Everything leading up to that moment was fine – it felt like any other relatively uneventful quest in the game – but that final fight justified it amazingly. Echoes of the Fallen, by itself, doesn’t feel like an essential in any way, but if The Rising Tide is a bit meatier with the same highs, then the Final Fantasy XVI expansion pass will be a solid way to revisit Clive and the gang.

Dodging these attacks will be a huge test.

Dodging these attacks will be a huge test.

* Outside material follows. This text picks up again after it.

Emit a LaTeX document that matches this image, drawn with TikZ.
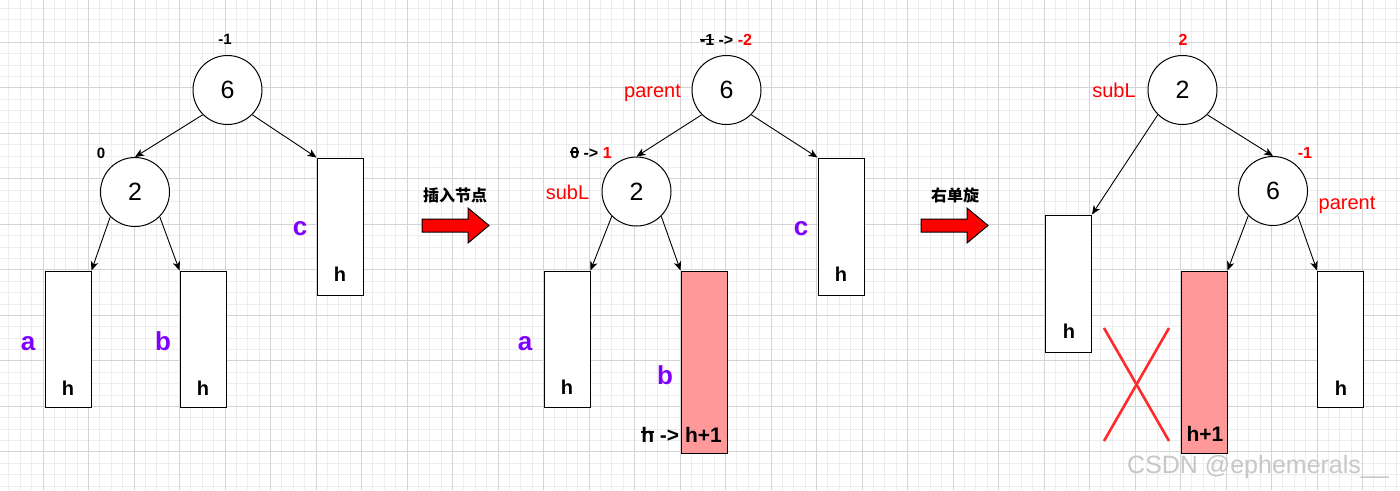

Echoes of the Fallen by itself isn’t anything incredible, but it finished strong and had me excited for the next expansion pass installment. If you loved Final Fantasy XVI, then this is a great way to revisit those characters. If you’re on the fence, then wait until The Rising Tide launches before making a purchase.

Score: 7/10

Version tested: PS5

  • Visuals: 8/10
  • Story: 5/10
  • Gameplay: 9/10
  • Performance: 6/10

Final Fantasy XVI: Echoes of the Fallen technical breakdown

The game runs identically to the main game – as you’d expect. While exploring the world while attempting to hit 60fps, you’ll basically never achieve it, and the framerate will often drop outside of the VRR window, creating jittery gameplay even on fancy monitors. Battles hold at a solid 60fps, though. If you want consistent performance at all times, stick to the 30fps Quality mode.